The article does correctly point out that many of our modern exposure standards are set based on what we learned from the single one-time dose Japanese residents received during the atomic bomb explosions at the end of World War II. Environmental health experts have struggled since then to make sense of that event and its health effects with regard to more mundane chronic exposures like radon, x-rays, and work-related exposures. More modern research can only find the level of exposure below which we lose the potential effect of radiation in the noise of other exposures, not really identify a safe threshold.

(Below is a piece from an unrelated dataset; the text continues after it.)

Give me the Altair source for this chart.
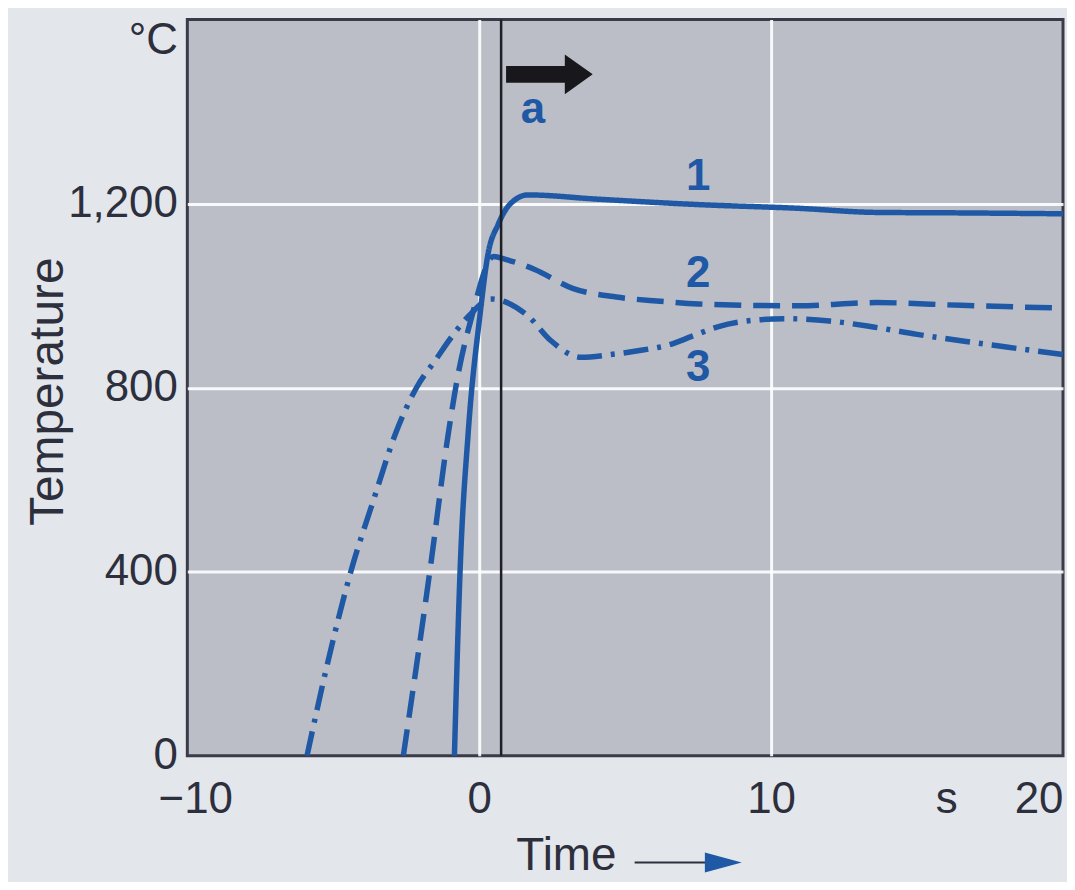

If it is true that there is no safe threshold of radiation exposure, or that the safe threshold is somewhat at or around average modern exposures, we may never be able to know or prove that to be true as it would require tracking lifetime exposures and health for tens or hundreds of millions of people, a significant practical challenge.

Bottom line: modern nuclear power is safe and reliable, and there is an ample safety factor built into current exposure limits, but the exposure limits are not the reason the public is wary of nuclear energy. We can do a better job of putting risks of other energy sources in context and hold on to nuclear power’s admirable safety record in the US.